How to Access Hive via Python?

227,655

Solution 1

I believe the easiest way is to use PyHive.

To install you'll need these libraries:

pip install sasl
pip install thrift
pip install thrift-sasl
pip install PyHive

Please note that although you install the library as PyHive, you import the module as pyhive, all lower-case.

If you're on Linux, you may need to install SASL separately before running the above. Install the package libsasl2-dev using apt-get or yum or whatever package manager for your distribution. For Windows there are some options on GNU.org, you can download a binary installer. On a Mac SASL should be available if you've installed xcode developer tools (xcode-select --install in Terminal)

After installation, you can connect to Hive like this:

from pyhive import hive
conn = hive.Connection(host="YOUR_HIVE_HOST", port=PORT, username="YOU")

Now that you have the hive connection, you have options how to use it. You can just straight-up query:

cursor = conn.cursor()
cursor.execute("SELECT cool_stuff FROM hive_table")
for result in cursor.fetchall():
  use_result(result)

...or to use the connection to make a Pandas dataframe:

import pandas as pd
df = pd.read_sql("SELECT cool_stuff FROM hive_table", conn)

Solution 2

I assert that you are using HiveServer2, which is the reason that makes the code doesn't work.

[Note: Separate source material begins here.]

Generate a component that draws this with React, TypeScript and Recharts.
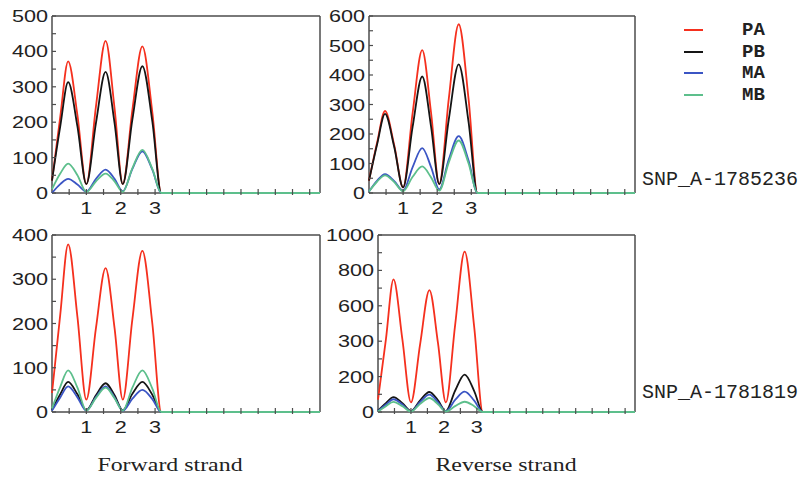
import { LineChart, Line, XAxis, YAxis, ReferenceLine } from "recharts";

// shared x positions of the sampled points (cycle 1..3, then flat to the end)
const X = [0, 0.24, 0.47, 0.74, 1.0, 1.28, 1.56, 1.82, 2.06, 2.34, 2.63, 2.92, 3.18, 7.8];
const X_TICKS = [0.5, 1, 1.5, 2, 2.5, 3, 3.5, 4, 4.5, 5, 5.5, 6, 6.5, 7, 7.5];
const X_LABELED = [1, 2, 3];

const SERIES = ["PA", "PB", "MA", "MB"];
const COLORS = ["#f5301e", "#151515", "#3b55c4", "#5dbf8c"];

// SNP_A-1785236, forward strand
const FWD1_PA = [35, 215, 372, 220, 25, 245, 430, 240, 25, 235, 414, 228, 0, 0];
const FWD1_PB = [35, 188, 313, 188, 25, 198, 342, 198, 25, 208, 358, 202, 0, 0];
const FWD1_MA = [0, 25, 40, 24, 4, 40, 66, 40, 5, 68, 118, 66, 0, 0];
const FWD1_MB = [11, 55, 83, 50, 3, 33, 55, 33, 3, 70, 122, 68, 0, 0];

// SNP_A-1785236, reverse strand
const REV1_PA = [42, 172, 278, 162, 19, 272, 484, 272, 30, 320, 572, 318, 0, 0];
const REV1_PB = [42, 166, 268, 156, 19, 225, 395, 225, 30, 250, 436, 240, 0, 0];
const REV1_MA = [5, 42, 64, 40, 8, 88, 152, 88, 12, 114, 193, 110, 0, 0];
const REV1_MB = [5, 39, 60, 37, 6, 55, 90, 53, 8, 104, 178, 100, 0, 0];

// SNP_A-1781819, forward strand
const FWD2_PA = [43, 220, 379, 215, 28, 190, 325, 190, 28, 210, 364, 200, 0, 0];
const FWD2_PB = [5, 40, 68, 40, 4, 38, 65, 38, 4, 41, 68, 39, 0, 0];
const FWD2_MA = [3, 33, 58, 33, 3, 34, 58, 33, 3, 30, 50, 29, 0, 0];
const FWD2_MB = [8, 57, 94, 55, 3, 32, 55, 31, 3, 55, 94, 53, 0, 0];

// SNP_A-1781819, reverse strand
const REV2_PA = [70, 410, 749, 410, 54, 385, 689, 390, 54, 490, 906, 480, 0, 0];
const REV2_PB = [8, 50, 84, 50, 5, 66, 113, 66, 5, 120, 211, 118, 0, 0];
const REV2_MA = [5, 42, 72, 42, 4, 57, 98, 55, 4, 68, 115, 64, 0, 0];
const REV2_MB = [3, 33, 57, 33, 3, 46, 79, 44, 3, 33, 58, 33, 0, 0];

// y ticks
const Y_TICKS_500 = [0, 50, 100, 150, 200, 250, 300, 350, 400, 450, 500];
const Y_MAJOR_500 = [0, 100, 200, 300, 400, 500];
const Y_TEXT_500 = ["0", "100", "200", "300", "400", "500"];
const Y_TICKS_600 = [0, 50, 100, 150, 200, 250, 300, 350, 400, 450, 500, 550, 600];
const Y_MAJOR_600 = [0, 100, 200, 300, 400, 500, 600];
const Y_TEXT_600 = ["0", "100", "200", "300", "400", "500", "600"];
const Y_TICKS_400 = [0, 50, 100, 150, 200, 250, 300, 350, 400];
const Y_MAJOR_400 = [0, 100, 200, 300, 400];
const Y_TEXT_400 = ["0", "100", "200", "300", "400"];
const Y_TICKS_1000 = [0, 100, 200, 300, 400, 500, 600, 700, 800, 900, 1000];
const Y_MAJOR_1000 = [0, 200, 400, 600, 800, 1000];
const Y_TEXT_1000 = ["0", "200", "300", "600", "800", "1000"];

const SNP_LABELS = ["SNP_A-1785236", "SNP_A-1781819"];
const STRAND_LABELS = ["Forward strand", "Reverse strand"];

const FRAME = "#4d4d4d";
const SX = 1.27; // the original figure is stretched horizontally
const SANS = "'Liberation Sans', Arial, sans-serif";
const MONO = "'Liberation Mono', 'DejaVu Sans Mono', monospace";

const makeRows = (pa: number[], pb: number[], ma: number[], mb: number[]) =>
  X.map((x, i) => ({ x, PA: pa[i], PB: pb[i], MA: ma[i], MB: mb[i] }));

interface Panel {
  left: number;
  top: number;
  w: number;
  h: number;
  yMax: number;
  yTicks: number[];
  yMajor: number[];
  yText: string[];
  rows: any[];
}

const PLOT_H = 177;
const PANELS: Panel[] = [
  { left: 52, top: 16, w: 268, h: PLOT_H, yMax: 500, yTicks: Y_TICKS_500, yMajor: Y_MAJOR_500, yText: Y_TEXT_500, rows: makeRows(FWD1_PA, FWD1_PB, FWD1_MA, FWD1_MB) },
  { left: 369, top: 16, w: 266, h: PLOT_H, yMax: 600, yTicks: Y_TICKS_600, yMajor: Y_MAJOR_600, yText: Y_TEXT_600, rows: makeRows(REV1_PA, REV1_PB, REV1_MA, REV1_MB) },
  { left: 52, top: 235, w: 268, h: PLOT_H, yMax: 400, yTicks: Y_TICKS_400, yMajor: Y_MAJOR_400, yText: Y_TEXT_400, rows: makeRows(FWD2_PA, FWD2_PB, FWD2_MA, FWD2_MB) },
  { left: 378, top: 235, w: 257, h: PLOT_H, yMax: 1000, yTicks: Y_TICKS_1000, yMajor: Y_MAJOR_1000, yText: Y_TEXT_1000, rows: makeRows(REV2_PA, REV2_PB, REV2_MA, REV2_MB) },
];

const Y_W = 52;
const M_TOP = 12;
const X_H = 30;

function SnpPanel({ p }: { p: Panel }) {
  const leftTick = (props: any) => {
    const { x, y, payload } = props;
    const idx = p.yMajor.indexOf(payload.value);
    return (
      <g>
        <line x1={x + 4} y1={y} x2={x + 8} y2={y} stroke={FRAME} strokeWidth={1.2} />
        {idx >= 0 && (
          <text
            transform={`translate(${x},${y + 6}) scale(${SX},1)`}
            textAnchor="end"
            fontSize={17}
            fontFamily={SANS}
            fill="#222"
          >
            {p.yText[idx]}
          </text>
        )}
      </g>
    );
  };
  const rightTick = (props: any) => {
    const { x, y } = props;
    return <line x1={x - 4} y1={y} x2={x} y2={y} stroke={FRAME} strokeWidth={1.2} />;
  };
  const bottomTick = (props: any) => {
    const { x, y, payload } = props;
    const labeled = X_LABELED.includes(payload.value);
    return (
      <g>
        <line x1={x} y1={y + 2} x2={x} y2={y - 4} stroke={FRAME} strokeWidth={1.2} />
        {labeled && (
          <text
            transform={`translate(${x},${y + 21}) scale(${SX},1)`}
            textAnchor="middle"
            fontSize={17}
            fontFamily={SANS}
            fill="#222"
          >
            {payload.value}
          </text>
        )}
      </g>
    );
  };

  return (
    <div style={{ position: "absolute", left: p.left - Y_W, top: p.top - M_TOP }}>
      <LineChart
        width={Y_W + p.w + 4}
        height={M_TOP + p.h + X_H}
        data={p.rows}
        margin={{ top: M_TOP, right: 2, bottom: 0, left: 0 }}
      >
        <XAxis
          dataKey="x"
          type="number"
          domain={[0, 7.8]}
          ticks={X_TICKS}
          interval={0}
          tickSize={0}
          tickMargin={0}
          tickLine={false}
          axisLine={{ stroke: FRAME, strokeWidth: 1.5 }}
          tick={bottomTick}
          height={X_H}
        />
        <YAxis
          yAxisId="l"
          type="number"
          domain={[0, p.yMax]}
          ticks={p.yTicks}
          interval={0}
          tickSize={0}
          tickMargin={4}
          tickLine={false}
          axisLine={{ stroke: FRAME, strokeWidth: 1.5 }}
          tick={leftTick}
          width={Y_W}
        />
        <YAxis
          yAxisId="r"
          orientation="right"
          type="number"
          domain={[0, p.yMax]}
          ticks={p.yTicks}
          interval={0}
          tickSize={0}
          tickMargin={0}
          tickLine={false}
          axisLine={{ stroke: FRAME, strokeWidth: 1.5 }}
          tick={rightTick}
          width={2}
        />
        <ReferenceLine yAxisId="l" y={p.yMax} stroke={FRAME} strokeWidth={1.5} />
        {SERIES.map((s, i) => (
          <Line
            key={s}
            yAxisId="l"
            dataKey={s}
            type="monotone"
            stroke={COLORS[i]}
            strokeWidth={1.8}
            dot={false}
            isAnimationActive={false}
            zIndex={700}
          />
        ))}
      </LineChart>
    </div>
  );
}

export default function App() {
  return (
    <div style={{ position: "absolute", left: 0, top: 0, width: 801, height: 479, background: "#fff", overflow: "hidden" }}>
      {PANELS.map((p, i) => (
        <SnpPanel key={i} p={p} />
      ))}

      {/* legend */}
      {SERIES.map((s, i) => (
        <div key={s} style={{ position: "absolute", left: 684, top: 30 + i * 21.7 - 11, height: 22, display: "flex", alignItems: "center" }}>
          <div style={{ width: 19, height: 2, background: COLORS[i] }} />
          <div style={{ marginLeft: 39, fontFamily: MONO, fontWeight: "bold", fontSize: 19, lineHeight: "22px", color: "#222" }}>{s}</div>
        </div>
      ))}

      {/* SNP ids */}
      {SNP_LABELS.map((t, i) => (
        <div key={t} style={{ position: "absolute", left: 642, top: (i === 0 ? 180 : 393) - 12, fontFamily: MONO, fontSize: 20, lineHeight: "24px", color: "#222", whiteSpace: "nowrap" }}>
          {t}
        </div>
      ))}

      {/* strand captions */}
      {STRAND_LABELS.map((t, i) => (
        <div
          key={t}
          style={{
            position: "absolute",
            left: i === 0 ? 169.5 : 506,
            top: 454,
            transform: `translateX(-50%) scaleX(1.29)`,
            fontFamily: "'Liberation Serif', 'Times New Roman', serif",
            fontSize: 18.5,
            lineHeight: "22px",
            color: "#222",
            whiteSpace: "nowrap",
          }}
        >
          {t}
        </div>
      ))}
    </div>
  );
}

You may use pyhs2 to access your Hive correctly and the example code like that:

import pyhs2

with pyhs2.connect(host='localhost',
               port=10000,
               authMechanism="PLAIN",
               user='root',
               password='test',
               database='default') as conn:
    with conn.cursor() as cur:
        #Show databases
        print cur.getDatabases()

        #Execute query
        cur.execute("select * from table")

        #Return column info from query
        print cur.getSchema()

        #Fetch table results
        for i in cur.fetch():
            print i

Attention that you may install python-devel.x86_64 cyrus-sasl-devel.x86_64 before installing pyhs2 with pip.

Wish this can help you.

Reference: https://cwiki.apache.org/confluence/display/Hive/Setting+Up+HiveServer2#SettingUpHiveServer2-PythonClientDriver

Solution 3

Below python program should work to access hive tables from python:

import commands

cmd = "hive -S -e 'SELECT * FROM db_name.table_name LIMIT 1;' "

status, output = commands.getstatusoutput(cmd)

if status == 0:
   print output
else:
   print "error"

Solution 4

here's a generic approach which makes it easy for me because I keep connecting to several servers (SQL, Teradata, Hive etc.) from python. Hence, I use the pyodbc connector. Here's some basic steps to get going with pyodbc (in case you have never used it):

  • Pre-requisite: You should have the relevant ODBC connection in your windows setup before you follow the below steps. In case you don't have it, find the same here

Once complete: STEP 1. pip install: pip install pyodbc (here's the link to download the relevant driver from Microsoft's website)

STEP 2. now, import the same in your python script:

import pyodbc

STEP 3. Finally, go ahead and give the connection details as follows:

conn_hive = pyodbc.connect('DSN = YOUR_DSN_NAME , SERVER = YOUR_SERVER_NAME, UID = USER_ID, PWD = PSWD' )

The best part of using pyodbc is that I have to import just one package to connect to almost any data source.

Solution 5

To connect using a username/password and specifying ports, the code looks like this:

from pyhive import presto

cursor = presto.connect(host='host.example.com',
                    port=8081,
                    username='USERNAME:PASSWORD').cursor()

sql = 'select * from table limit 10'

cursor.execute(sql)

print(cursor.fetchone())
print(cursor.fetchall())
Share:
227,655
Matthew Moisen
Author by

Matthew Moisen

Backend engineer specializing in Python and RDBMS.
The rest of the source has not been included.